## Work required
Set down only those lines that fall from the line containing "Emit a web page" through the line containing "const refLevels = [0.445, 0.665, 0.423];", unchanged and without pictures.
---- Stored records
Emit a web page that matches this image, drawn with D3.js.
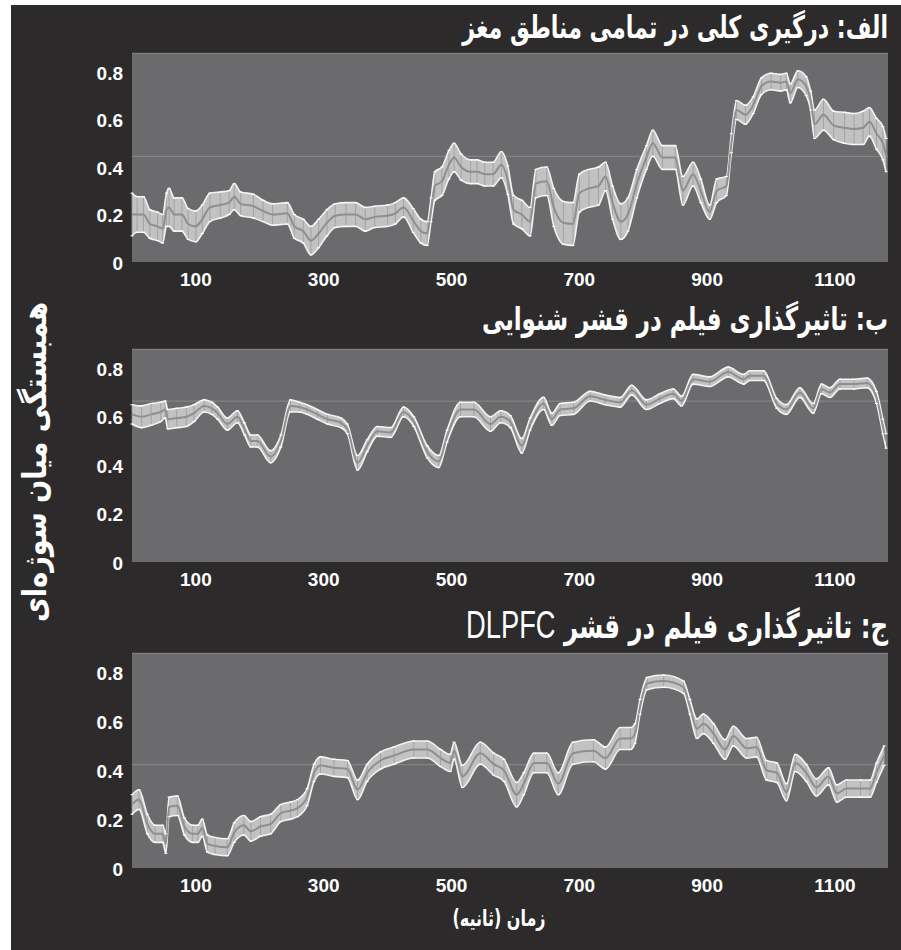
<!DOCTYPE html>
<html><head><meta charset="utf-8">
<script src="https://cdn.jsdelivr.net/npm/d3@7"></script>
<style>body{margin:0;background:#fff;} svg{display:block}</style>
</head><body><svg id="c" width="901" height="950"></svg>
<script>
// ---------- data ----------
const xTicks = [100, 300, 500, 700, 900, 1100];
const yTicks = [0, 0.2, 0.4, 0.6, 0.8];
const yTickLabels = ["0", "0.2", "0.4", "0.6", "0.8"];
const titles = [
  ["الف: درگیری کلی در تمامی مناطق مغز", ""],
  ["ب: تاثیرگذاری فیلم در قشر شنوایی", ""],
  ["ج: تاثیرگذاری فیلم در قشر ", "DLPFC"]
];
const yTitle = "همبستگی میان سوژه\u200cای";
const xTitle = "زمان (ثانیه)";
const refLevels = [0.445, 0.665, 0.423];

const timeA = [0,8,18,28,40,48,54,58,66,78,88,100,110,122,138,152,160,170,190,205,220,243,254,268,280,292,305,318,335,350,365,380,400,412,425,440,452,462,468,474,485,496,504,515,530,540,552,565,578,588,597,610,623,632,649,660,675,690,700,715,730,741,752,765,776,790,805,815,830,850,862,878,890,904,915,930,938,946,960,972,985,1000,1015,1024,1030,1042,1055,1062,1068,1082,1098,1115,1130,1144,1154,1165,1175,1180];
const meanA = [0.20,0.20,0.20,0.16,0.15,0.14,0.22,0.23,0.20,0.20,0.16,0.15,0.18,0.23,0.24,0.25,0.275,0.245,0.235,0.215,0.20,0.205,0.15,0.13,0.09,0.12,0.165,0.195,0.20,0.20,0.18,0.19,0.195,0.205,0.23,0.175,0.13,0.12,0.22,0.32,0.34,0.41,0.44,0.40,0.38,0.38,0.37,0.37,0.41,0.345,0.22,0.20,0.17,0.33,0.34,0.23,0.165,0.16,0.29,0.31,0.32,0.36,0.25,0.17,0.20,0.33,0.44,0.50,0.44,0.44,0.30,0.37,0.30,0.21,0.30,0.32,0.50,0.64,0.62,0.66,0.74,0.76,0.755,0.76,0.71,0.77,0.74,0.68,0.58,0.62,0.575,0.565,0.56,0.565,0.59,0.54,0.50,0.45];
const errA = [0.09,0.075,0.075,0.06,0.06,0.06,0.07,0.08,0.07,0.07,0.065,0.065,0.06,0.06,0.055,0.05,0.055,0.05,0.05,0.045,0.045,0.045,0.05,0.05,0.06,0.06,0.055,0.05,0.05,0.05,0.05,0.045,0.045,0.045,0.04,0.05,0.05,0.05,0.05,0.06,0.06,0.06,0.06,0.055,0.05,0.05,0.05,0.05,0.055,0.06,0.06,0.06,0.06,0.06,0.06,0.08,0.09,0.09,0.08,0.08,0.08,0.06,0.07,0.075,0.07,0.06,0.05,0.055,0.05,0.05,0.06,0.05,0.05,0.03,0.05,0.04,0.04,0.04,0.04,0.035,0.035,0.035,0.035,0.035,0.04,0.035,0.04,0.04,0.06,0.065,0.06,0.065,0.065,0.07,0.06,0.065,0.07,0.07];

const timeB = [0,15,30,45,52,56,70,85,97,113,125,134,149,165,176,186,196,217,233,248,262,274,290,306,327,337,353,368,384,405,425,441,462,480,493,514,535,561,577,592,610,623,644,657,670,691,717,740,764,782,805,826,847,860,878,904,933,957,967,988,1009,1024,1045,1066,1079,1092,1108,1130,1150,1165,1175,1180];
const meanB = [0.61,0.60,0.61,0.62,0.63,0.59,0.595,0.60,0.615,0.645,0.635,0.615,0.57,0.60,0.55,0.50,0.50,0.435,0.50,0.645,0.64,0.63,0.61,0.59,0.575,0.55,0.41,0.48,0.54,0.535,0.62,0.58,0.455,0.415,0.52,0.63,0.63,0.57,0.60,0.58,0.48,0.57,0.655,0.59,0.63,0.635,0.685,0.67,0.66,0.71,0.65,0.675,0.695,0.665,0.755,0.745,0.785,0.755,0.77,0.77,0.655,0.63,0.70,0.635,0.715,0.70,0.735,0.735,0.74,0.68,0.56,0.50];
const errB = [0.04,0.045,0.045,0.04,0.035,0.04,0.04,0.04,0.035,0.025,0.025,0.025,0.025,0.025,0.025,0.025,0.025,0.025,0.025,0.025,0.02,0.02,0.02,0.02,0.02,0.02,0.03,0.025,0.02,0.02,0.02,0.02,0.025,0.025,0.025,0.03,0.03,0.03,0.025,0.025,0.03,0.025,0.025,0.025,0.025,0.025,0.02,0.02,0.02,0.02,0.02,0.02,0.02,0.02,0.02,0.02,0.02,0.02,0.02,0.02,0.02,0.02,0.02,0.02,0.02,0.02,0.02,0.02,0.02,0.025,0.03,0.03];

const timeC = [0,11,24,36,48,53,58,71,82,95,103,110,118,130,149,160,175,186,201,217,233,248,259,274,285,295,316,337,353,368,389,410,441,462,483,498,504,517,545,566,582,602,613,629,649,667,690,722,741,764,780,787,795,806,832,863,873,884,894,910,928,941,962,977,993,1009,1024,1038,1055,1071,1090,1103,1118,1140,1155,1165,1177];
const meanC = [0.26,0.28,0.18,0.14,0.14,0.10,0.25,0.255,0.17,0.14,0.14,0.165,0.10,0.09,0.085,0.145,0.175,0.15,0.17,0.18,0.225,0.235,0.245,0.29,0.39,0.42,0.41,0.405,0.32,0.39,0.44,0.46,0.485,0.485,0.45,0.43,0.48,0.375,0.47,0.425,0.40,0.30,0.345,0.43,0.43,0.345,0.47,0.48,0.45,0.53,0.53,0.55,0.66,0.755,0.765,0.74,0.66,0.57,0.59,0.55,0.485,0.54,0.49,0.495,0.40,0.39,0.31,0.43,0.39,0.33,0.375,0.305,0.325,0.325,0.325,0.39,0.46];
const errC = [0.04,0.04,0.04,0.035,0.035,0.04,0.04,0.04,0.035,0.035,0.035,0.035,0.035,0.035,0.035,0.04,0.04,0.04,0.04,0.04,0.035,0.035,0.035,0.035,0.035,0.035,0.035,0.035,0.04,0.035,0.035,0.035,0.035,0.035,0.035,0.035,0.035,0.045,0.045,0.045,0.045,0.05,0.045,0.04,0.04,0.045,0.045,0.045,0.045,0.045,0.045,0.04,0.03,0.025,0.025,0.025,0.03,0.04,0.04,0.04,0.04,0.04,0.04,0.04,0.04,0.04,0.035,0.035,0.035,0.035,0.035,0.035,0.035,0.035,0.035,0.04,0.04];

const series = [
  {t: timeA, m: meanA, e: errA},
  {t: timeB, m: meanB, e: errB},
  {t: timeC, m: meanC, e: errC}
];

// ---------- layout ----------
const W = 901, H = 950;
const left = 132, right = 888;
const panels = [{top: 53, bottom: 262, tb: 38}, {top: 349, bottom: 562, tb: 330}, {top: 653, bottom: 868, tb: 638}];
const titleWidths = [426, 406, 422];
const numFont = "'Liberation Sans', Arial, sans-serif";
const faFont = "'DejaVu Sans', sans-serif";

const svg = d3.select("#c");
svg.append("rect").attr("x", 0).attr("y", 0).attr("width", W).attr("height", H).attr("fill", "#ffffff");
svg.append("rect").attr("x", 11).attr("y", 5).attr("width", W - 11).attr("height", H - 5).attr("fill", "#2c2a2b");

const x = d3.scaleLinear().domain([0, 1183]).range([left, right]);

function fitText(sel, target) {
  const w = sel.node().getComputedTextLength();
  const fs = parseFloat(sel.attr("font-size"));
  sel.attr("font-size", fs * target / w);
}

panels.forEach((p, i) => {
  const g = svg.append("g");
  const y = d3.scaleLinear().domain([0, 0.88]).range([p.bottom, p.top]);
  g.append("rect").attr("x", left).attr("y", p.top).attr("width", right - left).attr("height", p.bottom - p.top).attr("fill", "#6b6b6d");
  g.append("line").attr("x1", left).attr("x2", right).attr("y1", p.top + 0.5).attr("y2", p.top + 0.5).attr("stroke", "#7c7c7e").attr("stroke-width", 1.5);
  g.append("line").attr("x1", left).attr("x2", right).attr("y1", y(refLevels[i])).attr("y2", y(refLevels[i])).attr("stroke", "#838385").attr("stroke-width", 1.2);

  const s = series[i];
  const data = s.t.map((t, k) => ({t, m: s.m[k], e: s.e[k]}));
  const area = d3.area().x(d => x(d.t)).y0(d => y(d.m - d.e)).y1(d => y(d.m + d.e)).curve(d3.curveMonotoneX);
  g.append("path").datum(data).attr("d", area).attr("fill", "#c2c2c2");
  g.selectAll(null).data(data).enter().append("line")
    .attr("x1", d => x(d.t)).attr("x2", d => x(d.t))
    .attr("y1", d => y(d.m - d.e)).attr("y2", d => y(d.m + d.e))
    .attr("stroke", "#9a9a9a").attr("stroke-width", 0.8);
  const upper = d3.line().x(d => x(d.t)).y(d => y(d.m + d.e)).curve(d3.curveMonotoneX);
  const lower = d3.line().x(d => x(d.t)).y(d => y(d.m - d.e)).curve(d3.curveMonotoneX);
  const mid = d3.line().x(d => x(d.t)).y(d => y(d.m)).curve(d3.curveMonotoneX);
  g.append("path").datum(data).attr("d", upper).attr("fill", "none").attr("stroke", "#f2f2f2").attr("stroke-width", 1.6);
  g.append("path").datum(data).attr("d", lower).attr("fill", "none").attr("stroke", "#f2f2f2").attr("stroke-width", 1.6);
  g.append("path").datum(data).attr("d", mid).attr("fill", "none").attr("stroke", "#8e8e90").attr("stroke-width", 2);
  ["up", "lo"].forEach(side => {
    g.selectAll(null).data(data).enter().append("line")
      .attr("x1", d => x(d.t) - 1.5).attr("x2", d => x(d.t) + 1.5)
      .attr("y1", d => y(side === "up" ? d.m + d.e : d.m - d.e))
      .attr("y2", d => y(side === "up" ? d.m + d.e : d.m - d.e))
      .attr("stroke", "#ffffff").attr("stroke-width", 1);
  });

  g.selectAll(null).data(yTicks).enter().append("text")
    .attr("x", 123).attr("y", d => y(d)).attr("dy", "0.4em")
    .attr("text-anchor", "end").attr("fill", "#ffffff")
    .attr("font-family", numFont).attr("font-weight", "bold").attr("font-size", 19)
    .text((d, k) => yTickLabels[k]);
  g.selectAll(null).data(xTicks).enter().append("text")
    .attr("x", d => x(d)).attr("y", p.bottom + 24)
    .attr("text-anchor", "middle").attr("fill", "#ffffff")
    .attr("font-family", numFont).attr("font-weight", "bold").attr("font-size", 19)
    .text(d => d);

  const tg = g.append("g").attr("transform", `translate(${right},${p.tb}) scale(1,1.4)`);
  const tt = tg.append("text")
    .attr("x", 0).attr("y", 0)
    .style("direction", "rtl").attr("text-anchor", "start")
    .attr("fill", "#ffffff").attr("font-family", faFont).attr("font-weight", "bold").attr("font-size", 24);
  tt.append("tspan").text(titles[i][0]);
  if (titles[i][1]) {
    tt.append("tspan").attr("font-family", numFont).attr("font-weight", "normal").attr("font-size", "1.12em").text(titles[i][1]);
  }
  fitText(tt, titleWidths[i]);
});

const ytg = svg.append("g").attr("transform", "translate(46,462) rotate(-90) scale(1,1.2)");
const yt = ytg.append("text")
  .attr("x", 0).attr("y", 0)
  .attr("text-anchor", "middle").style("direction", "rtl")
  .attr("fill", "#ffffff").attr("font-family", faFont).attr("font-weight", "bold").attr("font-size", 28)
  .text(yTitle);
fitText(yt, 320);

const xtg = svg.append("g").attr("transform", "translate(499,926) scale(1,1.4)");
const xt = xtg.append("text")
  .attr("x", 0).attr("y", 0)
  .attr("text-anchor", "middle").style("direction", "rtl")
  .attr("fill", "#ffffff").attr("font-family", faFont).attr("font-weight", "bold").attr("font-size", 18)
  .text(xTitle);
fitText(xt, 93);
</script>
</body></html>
--------
---- Stored records
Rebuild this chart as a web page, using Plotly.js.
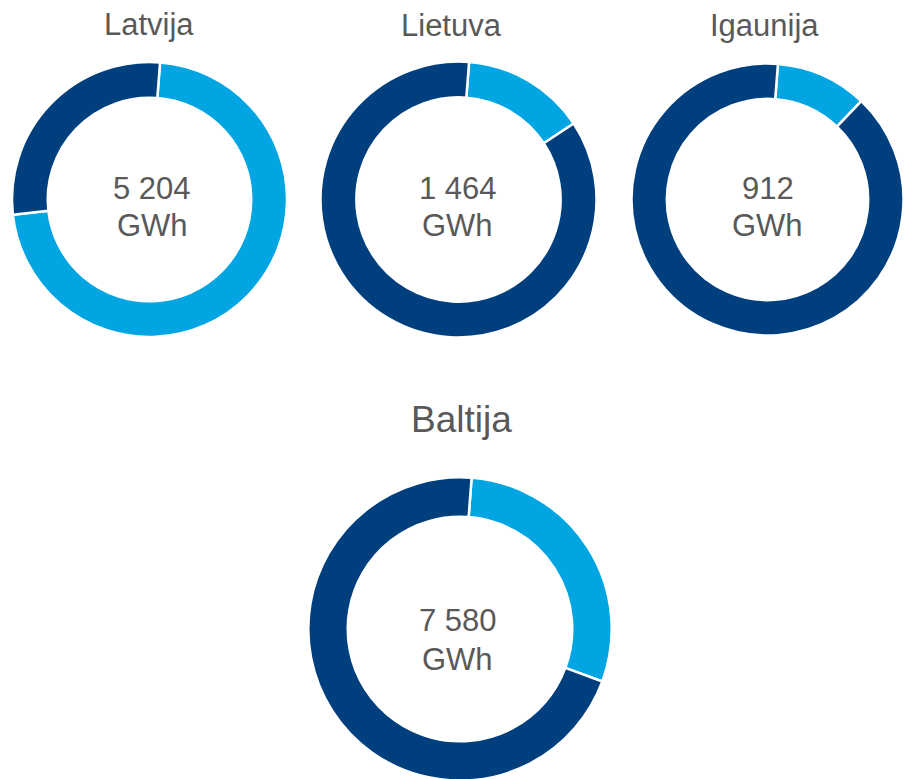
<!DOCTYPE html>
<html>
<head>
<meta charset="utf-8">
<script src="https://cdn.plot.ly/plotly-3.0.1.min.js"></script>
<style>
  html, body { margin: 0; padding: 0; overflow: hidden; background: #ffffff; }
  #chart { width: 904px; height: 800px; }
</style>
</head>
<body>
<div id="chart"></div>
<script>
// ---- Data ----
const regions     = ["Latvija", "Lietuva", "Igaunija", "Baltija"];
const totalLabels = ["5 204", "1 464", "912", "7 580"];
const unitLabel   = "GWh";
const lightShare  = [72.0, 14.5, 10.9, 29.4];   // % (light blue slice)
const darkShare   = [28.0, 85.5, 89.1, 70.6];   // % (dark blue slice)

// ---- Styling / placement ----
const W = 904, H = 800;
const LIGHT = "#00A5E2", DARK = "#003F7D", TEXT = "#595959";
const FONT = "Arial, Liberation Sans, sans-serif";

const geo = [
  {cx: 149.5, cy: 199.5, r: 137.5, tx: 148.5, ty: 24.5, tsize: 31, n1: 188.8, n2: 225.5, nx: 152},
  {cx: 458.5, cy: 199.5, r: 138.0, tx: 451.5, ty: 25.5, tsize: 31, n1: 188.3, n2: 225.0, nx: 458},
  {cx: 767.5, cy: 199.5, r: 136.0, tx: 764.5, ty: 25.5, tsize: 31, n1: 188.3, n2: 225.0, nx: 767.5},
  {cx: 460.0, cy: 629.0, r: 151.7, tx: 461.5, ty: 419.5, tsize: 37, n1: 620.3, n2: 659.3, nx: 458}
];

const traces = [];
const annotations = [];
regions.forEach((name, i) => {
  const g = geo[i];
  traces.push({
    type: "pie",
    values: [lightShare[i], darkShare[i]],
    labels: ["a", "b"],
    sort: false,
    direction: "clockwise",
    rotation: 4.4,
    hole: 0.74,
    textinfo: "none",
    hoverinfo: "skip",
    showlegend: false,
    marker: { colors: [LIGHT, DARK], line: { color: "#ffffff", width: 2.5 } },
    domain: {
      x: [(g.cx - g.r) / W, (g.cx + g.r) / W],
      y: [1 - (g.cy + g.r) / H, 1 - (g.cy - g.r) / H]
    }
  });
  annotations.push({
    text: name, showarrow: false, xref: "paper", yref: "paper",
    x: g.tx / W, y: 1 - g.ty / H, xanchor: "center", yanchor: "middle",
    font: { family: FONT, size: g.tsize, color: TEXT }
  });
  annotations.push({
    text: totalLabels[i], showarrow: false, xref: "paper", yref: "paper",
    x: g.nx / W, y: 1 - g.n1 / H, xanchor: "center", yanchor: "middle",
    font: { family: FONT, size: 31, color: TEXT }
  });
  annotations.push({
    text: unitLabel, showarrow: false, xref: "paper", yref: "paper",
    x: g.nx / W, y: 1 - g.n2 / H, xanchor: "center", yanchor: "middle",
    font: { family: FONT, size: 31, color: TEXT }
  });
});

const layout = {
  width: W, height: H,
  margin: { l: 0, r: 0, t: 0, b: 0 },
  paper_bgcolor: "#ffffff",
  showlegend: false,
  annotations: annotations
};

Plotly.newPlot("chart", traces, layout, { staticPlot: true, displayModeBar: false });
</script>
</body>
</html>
--------
---- Stored records
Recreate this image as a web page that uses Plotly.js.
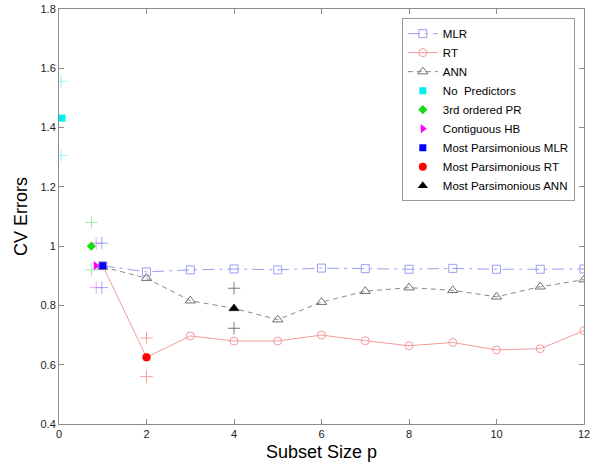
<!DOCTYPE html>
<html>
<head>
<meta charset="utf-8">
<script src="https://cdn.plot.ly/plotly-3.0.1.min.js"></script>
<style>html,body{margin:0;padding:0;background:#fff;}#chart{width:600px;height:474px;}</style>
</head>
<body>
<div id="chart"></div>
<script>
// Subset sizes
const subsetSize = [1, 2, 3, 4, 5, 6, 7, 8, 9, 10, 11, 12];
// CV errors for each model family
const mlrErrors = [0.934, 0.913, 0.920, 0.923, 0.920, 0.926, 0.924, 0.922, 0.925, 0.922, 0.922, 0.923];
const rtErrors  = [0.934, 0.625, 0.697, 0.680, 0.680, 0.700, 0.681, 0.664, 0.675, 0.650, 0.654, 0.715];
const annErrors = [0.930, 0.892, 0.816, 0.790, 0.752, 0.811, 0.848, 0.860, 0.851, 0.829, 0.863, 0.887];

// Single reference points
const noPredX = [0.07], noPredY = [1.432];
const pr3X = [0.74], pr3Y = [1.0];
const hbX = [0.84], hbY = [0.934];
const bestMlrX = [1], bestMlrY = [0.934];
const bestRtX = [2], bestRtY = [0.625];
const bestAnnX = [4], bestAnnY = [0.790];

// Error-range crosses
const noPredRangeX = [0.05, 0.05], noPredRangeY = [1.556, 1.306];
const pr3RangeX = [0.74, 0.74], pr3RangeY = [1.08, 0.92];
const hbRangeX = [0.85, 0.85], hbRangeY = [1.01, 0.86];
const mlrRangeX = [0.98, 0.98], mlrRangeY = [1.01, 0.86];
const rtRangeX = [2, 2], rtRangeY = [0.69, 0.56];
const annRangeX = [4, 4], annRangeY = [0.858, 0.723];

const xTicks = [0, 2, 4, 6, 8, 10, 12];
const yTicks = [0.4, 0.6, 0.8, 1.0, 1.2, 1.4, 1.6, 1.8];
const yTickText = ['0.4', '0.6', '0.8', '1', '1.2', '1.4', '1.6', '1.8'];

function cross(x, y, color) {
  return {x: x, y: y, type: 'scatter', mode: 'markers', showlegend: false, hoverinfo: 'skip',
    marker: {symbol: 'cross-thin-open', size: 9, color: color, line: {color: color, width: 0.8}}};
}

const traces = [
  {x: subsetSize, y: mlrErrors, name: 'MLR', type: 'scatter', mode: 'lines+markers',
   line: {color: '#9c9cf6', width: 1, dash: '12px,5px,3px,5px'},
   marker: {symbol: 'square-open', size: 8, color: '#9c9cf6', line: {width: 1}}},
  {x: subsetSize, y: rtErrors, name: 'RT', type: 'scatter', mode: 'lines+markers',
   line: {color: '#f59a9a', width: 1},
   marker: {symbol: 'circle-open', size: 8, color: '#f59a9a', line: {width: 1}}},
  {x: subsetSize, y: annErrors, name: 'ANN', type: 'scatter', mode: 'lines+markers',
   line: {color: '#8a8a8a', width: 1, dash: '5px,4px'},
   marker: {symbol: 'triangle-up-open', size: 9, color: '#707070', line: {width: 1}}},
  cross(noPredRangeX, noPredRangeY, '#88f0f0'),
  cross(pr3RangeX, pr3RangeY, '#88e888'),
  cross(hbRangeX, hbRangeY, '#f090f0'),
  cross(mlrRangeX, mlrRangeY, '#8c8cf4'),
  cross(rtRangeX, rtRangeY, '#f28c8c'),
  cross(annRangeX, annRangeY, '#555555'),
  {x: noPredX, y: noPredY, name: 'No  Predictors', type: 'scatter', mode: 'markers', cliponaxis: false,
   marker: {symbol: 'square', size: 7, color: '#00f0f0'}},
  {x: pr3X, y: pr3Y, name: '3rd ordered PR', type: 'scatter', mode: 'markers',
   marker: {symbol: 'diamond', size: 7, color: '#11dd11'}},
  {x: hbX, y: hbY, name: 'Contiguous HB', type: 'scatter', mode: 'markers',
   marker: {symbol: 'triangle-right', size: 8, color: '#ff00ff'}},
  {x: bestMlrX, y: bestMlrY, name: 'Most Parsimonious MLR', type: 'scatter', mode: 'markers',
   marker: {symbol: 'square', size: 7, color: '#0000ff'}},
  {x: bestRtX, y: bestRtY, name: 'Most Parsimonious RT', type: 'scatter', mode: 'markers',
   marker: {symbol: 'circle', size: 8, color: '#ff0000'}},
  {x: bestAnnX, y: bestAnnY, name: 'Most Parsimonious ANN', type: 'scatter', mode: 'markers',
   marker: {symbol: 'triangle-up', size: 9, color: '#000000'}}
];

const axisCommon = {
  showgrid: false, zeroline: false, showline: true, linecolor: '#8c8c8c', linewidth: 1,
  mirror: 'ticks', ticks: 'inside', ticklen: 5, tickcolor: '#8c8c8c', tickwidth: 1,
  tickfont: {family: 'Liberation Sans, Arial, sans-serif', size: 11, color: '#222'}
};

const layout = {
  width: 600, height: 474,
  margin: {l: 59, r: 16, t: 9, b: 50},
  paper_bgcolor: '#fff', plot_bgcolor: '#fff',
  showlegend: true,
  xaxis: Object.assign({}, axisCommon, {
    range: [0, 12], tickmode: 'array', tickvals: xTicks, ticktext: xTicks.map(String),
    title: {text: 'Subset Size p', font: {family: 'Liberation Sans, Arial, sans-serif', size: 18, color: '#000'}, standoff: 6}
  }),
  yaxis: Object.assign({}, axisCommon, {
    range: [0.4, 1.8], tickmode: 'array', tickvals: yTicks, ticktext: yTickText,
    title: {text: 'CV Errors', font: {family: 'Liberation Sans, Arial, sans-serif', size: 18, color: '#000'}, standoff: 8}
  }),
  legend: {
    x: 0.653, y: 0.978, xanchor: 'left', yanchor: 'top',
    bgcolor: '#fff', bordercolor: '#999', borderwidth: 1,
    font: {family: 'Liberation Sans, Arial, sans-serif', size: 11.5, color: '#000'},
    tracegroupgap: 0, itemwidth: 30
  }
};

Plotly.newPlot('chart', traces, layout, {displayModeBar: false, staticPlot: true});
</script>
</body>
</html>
--------
## Complete response
Emit a web page that matches this image, drawn with D3.js.
<!DOCTYPE html>
<html><head><meta charset="utf-8">
<script src="https://cdn.jsdelivr.net/npm/d3@7"></script>
<style>body{margin:0;background:#fff;} svg{display:block}</style>
</head><body><svg id="c" width="901" height="950"></svg>
<script>
// ---------- data ----------
const xTicks = [100, 300, 500, 700, 900, 1100];
const yTicks = [0, 0.2, 0.4, 0.6, 0.8];
const yTickLabels = ["0", "0.2", "0.4", "0.6", "0.8"];
const titles = [
  ["الف: درگیری کلی در تمامی مناطق مغز", ""],
  ["ب: تاثیرگذاری فیلم در قشر شنوایی", ""],
  ["ج: تاثیرگذاری فیلم در قشر ", "DLPFC"]
];
const yTitle = "همبستگی میان سوژه\u200cای";
const xTitle = "زمان (ثانیه)";
const refLevels = [0.445, 0.665, 0.423];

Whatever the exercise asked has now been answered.